NCRI

Canada unveils UN resolution blasting Iran regime’s human rights

NCRI – Canada has deposited a draft resolution at the United Nations that implicitly criticizes the UN’s array of human rights investigators, saying they need to get proactive about exposing human rights abuse in Iran, Ottawa Citizen reported on Thursday.

“Today, at the United Nations General Assembly, Canada will table the toughest resolution on the human rights situation in Iran,” Foreign Affairs Minister Lawrence Cannon said in the House of Commons just ahead of the UN filing.

“For the first time, under this government, we are calling on the investigators to focus on Iran’s appalling human rights record.”

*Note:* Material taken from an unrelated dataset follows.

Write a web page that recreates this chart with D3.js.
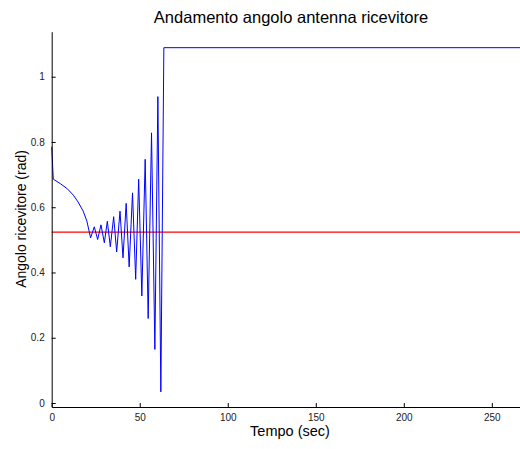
<!DOCTYPE html>
<html>
<head>
<meta charset="utf-8">
<script src="https://cdn.jsdelivr.net/npm/d3@7"></script>
<style>
  body { margin: 0; background: #fff; }
  svg { display: block; font-family: "Liberation Sans", Arial, sans-serif; }
  .tick text { font-size: 10px; fill: #222; }
</style>
</head>
<body>
<div id="chart"></div>
<script>
// time (sec) and receiver angle (rad)
const tempo = [0, 0.9, 5, 9, 12.3, 15, 17.9, 20, 22.1,
  24.2, 26.1, 28.0, 29.9, 31.6, 33.3, 35.2, 36.9, 38.8, 40.5, 42.3, 44.0,
  45.9, 47.7, 49.4, 51.2, 53.1, 54.8, 56.7, 58.6, 60.3, 62.0, 63.7, 266];
const angolo = [0.785, 0.686, 0.672, 0.656, 0.637, 0.616, 0.588, 0.557, 0.506,
  0.540, 0.501, 0.546, 0.491, 0.557, 0.479, 0.571, 0.463, 0.588, 0.445, 0.612, 0.417,
  0.644, 0.379, 0.686, 0.328, 0.747, 0.259, 0.828, 0.164, 0.939, 0.034, 1.089, 1.089];
const riferimento = 0.5236;
const xTicks = [0, 50, 100, 150, 200, 250];
const yTicks = [0, 0.2, 0.4, 0.6, 0.8, 1];

const width = 520, height = 449;
const margin = { top: 31.7, right: 0, bottom: 42, left: 51.7 };

const svg = d3.select("#chart")
  .append("svg")
  .attr("width", width)
  .attr("height", height);

const x = d3.scaleLinear()
  .domain([0, 266])
  .range([margin.left, width - margin.right]);

const y = d3.scaleLinear()
  .domain([-0.0123, 1.138])
  .range([height - margin.bottom, margin.top]);

// reference line
svg.append("line")
  .attr("x1", x(0))
  .attr("x2", x(266))
  .attr("y1", y(riferimento))
  .attr("y2", y(riferimento))
  .attr("stroke", "#ff0000")
  .attr("stroke-width", 1.3);

const line = d3.line()
  .x((d, i) => x(tempo[i]))
  .y(d => y(d));

svg.append("path")
  .datum(angolo)
  .attr("fill", "none")
  .attr("stroke", "#0000ff")
  .attr("stroke-width", 1)
  .attr("d", line);

// axes, ticks pointing inward like matlab
svg.append("g")
  .attr("transform", `translate(0,${height - margin.bottom})`)
  .call(d3.axisBottom(x).tickValues(xTicks).tickSizeInner(-4).tickSizeOuter(0).tickPadding(7))
  .call(g => g.select(".domain").attr("stroke", "#000"));

svg.append("g")
  .attr("transform", `translate(${margin.left},0)`)
  .call(d3.axisLeft(y).tickValues(yTicks).tickSizeInner(-4).tickSizeOuter(0).tickPadding(7)
    .tickFormat(d3.format("")))
  .call(g => g.select(".domain").attr("stroke", "#000"));

svg.append("text")
  .attr("x", 291)
  .attr("y", 22.5)
  .attr("text-anchor", "middle")
  .attr("font-size", 16.5)
  .text("Andamento angolo antenna ricevitore");

svg.append("text")
  .attr("x", 290)
  .attr("y", 435.5)
  .attr("text-anchor", "middle")
  .attr("font-size", 14.5)
  .text("Tempo (sec)");

svg.append("text")
  .attr("transform", "rotate(-90)")
  .attr("x", -219)
  .attr("y", 26)
  .attr("text-anchor", "middle")
  .attr("font-size", 14)
  .text("Angolo ricevitore (rad)");
</script>
</body>
</html>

The draft resolution calls on UN investigators of extra-judicial executions, torture, free speech suppression, persecution of human rights activists, arbitrary detention, and enforced disappearances to “pay particular attention” to Iran.

It notes that Iranian regime has offered a “standing invitation” for investigation by any of the UN experts, but has “not fulfilled any requests from these special mechanisms to visit the country in four years.”

The text reflects past Canadian-led resolutions in identifying torture, flogging, amputations and stoning as “serious ongoing and recurring human-rights violations” in Iran.

The call for more UN investigator involvement comes amid criticism that many of the “special rapporteurs” spend a disproportionate amount of time probing alleged abuses in advanced democracies, while ignoring countries where the worst abuse takes place, the report said.